** BEGIN Exercise material **
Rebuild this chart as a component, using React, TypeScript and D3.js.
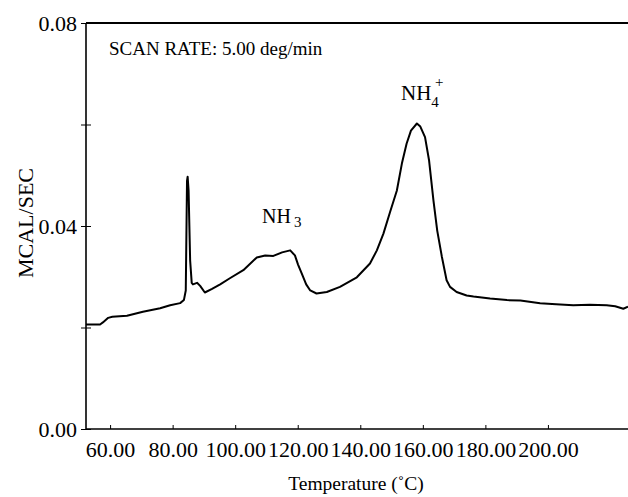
import React, { useRef, useEffect } from 'react';
import * as d3 from 'd3';

// trace (temperature in deg C, heat flow in MCAL/SEC)
const temps = [
  52.3, 56.8, 57.7, 59.4, 60.7, 65.4, 70.5, 76.0, 79.2, 82.4, 83.6, 84.2, 84.6, 84.8, 85.1,
  85.6, 86.1, 86.5, 87.8, 88.8, 90.3, 92.6, 95.2, 98.3, 102.6, 106.9, 109.6, 112.2, 115.0,
  117.6, 119.1, 120.1, 121.3, 122.7, 124.0, 126.0, 129.3, 133.5, 138.9, 143.1, 145.3, 147.4,
  149.5, 151.7, 153.3, 154.8, 156.2, 158.1, 159.2, 160.7, 162.0, 163.4, 164.6, 166.1, 167.6,
  168.7, 170.8, 174.0, 176.2, 181.5, 186.9, 191.2, 197.5, 202.6, 208.1, 213.4, 218.8, 221.5,
  224.1, 225.6,
];
const values = [
  0.0206, 0.0206, 0.0210, 0.0219, 0.0221, 0.0223, 0.0231, 0.0238, 0.0244, 0.0248, 0.0254,
  0.0273, 0.0489, 0.0497, 0.0470, 0.0332, 0.0288, 0.0285, 0.0288, 0.0282, 0.0269, 0.0276,
  0.0285, 0.0297, 0.0313, 0.0338, 0.0342, 0.0341, 0.0348, 0.0352, 0.0342, 0.0324, 0.0306,
  0.0285, 0.0273, 0.0267, 0.0270, 0.0280, 0.0299, 0.0326, 0.0352, 0.0385, 0.0427, 0.0470,
  0.0523, 0.0562, 0.0588, 0.0602, 0.0596, 0.0575, 0.0529, 0.0450, 0.0391, 0.0339, 0.0293,
  0.0280, 0.0270, 0.0263, 0.0261, 0.0257, 0.0254, 0.0253, 0.0248, 0.0246, 0.0244, 0.0245,
  0.0244, 0.0242, 0.0237, 0.0241,
];
const xTicks = [60, 80, 100, 120, 140, 160, 180, 200];
const yTicks = [0, 0.02, 0.04, 0.06, 0.08];
const yLabelled = [0, 0.04, 0.08];

const serif = '"Liberation Serif", "DejaVu Serif", serif';

const App = () => {
  const svgRef = useRef<SVGSVGElement>(null);

  useEffect(() => {
    document.body.style.margin = '0';
    const svg = d3.select(svgRef.current);
    svg.selectAll('*').remove();

    const width = 628;
    const height = 497;
    const margin = { top: 23, right: 0, bottom: 68, left: 86 };

    const x = d3.scaleLinear()
      .domain([52.3, 225.6])
      .range([margin.left, width - margin.right]);

    const y = d3.scaleLinear()
      .domain([0, 0.08])
      .range([height - margin.bottom, margin.top]);

    // frame: left, bottom and top lines
    svg.append('line')
      .attr('x1', margin.left).attr('x2', margin.left)
      .attr('y1', y(0.08)).attr('y2', y(0))
      .attr('stroke', '#000').attr('stroke-width', 1.6);
    svg.append('line')
      .attr('x1', margin.left).attr('x2', width)
      .attr('y1', y(0)).attr('y2', y(0))
      .attr('stroke', '#000').attr('stroke-width', 1.6);
    svg.append('line')
      .attr('x1', margin.left).attr('x2', width)
      .attr('y1', y(0.08)).attr('y2', y(0.08))
      .attr('stroke', '#000').attr('stroke-width', 2);

    const xAxisG = g => g
      .attr('transform', `translate(0,${y(0)})`)
      .call(d3.axisBottom(x).tickValues(xTicks).tickSize(-4).tickPadding(12)
        .tickFormat(d3.format('.2f')))
      .call(g => g.select('.domain').remove())
      .call(g => g.selectAll('text')
        .attr('font-family', serif).attr('font-size', 22).attr('fill', '#000'));

    const yAxisG = g => g
      .attr('transform', `translate(${margin.left},0)`)
      .call(d3.axisLeft(y).tickValues(yTicks).tickSize(5).tickPadding(4)
        .tickFormat(d => yLabelled.includes(+d) ? d3.format('.2f')(d) : ''))
      .call(g => g.select('.domain').remove())
      .call(g => g.selectAll('.tick line').attr('x2', 5).attr('x1', -5))
      .call(g => g.selectAll('text')
        .attr('font-family', serif).attr('font-size', 22).attr('fill', '#000'));

    svg.append('g').call(xAxisG);
    svg.append('g').call(yAxisG);

    const line = d3.line<number>()
      .x((d, i) => x(temps[i]))
      .y(d => y(d));

    svg.append('path')
      .datum(values)
      .attr('fill', 'none')
      .attr('stroke', '#000')
      .attr('stroke-width', 2)
      .attr('stroke-linejoin', 'round')
      .attr('d', line);

    // axis titles
    svg.append('text')
      .attr('x', 356)
      .attr('y', 490)
      .attr('text-anchor', 'middle')
      .attr('font-family', serif)
      .attr('font-size', 19.5)
      .text('Temperature (\u02DAC)');

    svg.append('text')
      .attr('transform', `translate(33,223) rotate(-90)`)
      .attr('text-anchor', 'middle')
      .attr('font-family', serif)
      .attr('font-size', 22)
      .text('MCAL/SEC');

    svg.append('text')
      .attr('x', 109)
      .attr('y', 55)
      .attr('font-family', serif)
      .attr('font-size', 19)
      .text('SCAN RATE: 5.00 deg/min');

    // peak annotations
    const nh3 = svg.append('text')
      .attr('x', 262).attr('y', 223)
      .attr('font-family', serif).attr('font-size', 20);
    nh3.append('tspan').text('NH');
    nh3.append('tspan').attr('dx', 3).attr('dy', 4).attr('font-size', 15).text('3');

    const nh4 = svg.append('text')
      .attr('x', 401).attr('y', 100)
      .attr('font-family', serif).attr('font-size', 21);
    nh4.append('tspan').text('NH');
    nh4.append('tspan').attr('dy', 7).attr('font-size', 15).text('4');
    svg.append('text')
      .attr('x', 435).attr('y', 87)
      .attr('font-family', serif).attr('font-size', 15)
      .text('+');
  }, []);

  return (
    <div>
      <svg ref={svgRef} width={628} height={497} style={{ display: 'block' }}></svg>
    </div>
  );
};

export default App;
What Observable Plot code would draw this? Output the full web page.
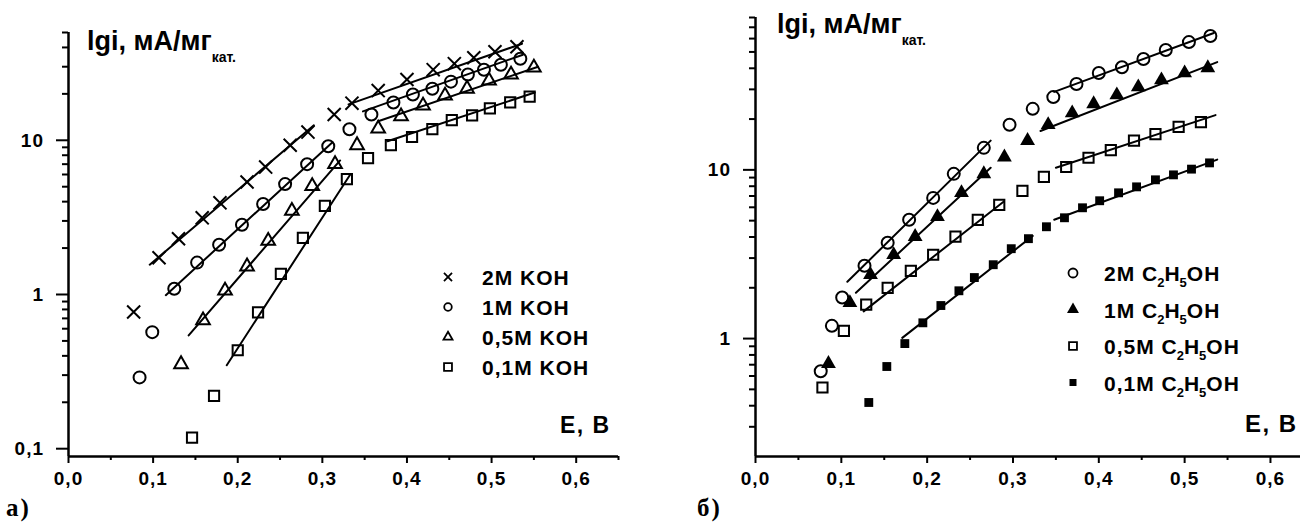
** END Exercise material **
* _Given instruction_: Copy nothing but the lines from the first one in the listing through the line with "import * as d3 from 'd3';", and omit the pictures.

* _Task result_:
Rebuild this chart as a component, using React, TypeScript and D3.js.
import React, { useRef, useEffect } from 'react';
import * as d3 from 'd3';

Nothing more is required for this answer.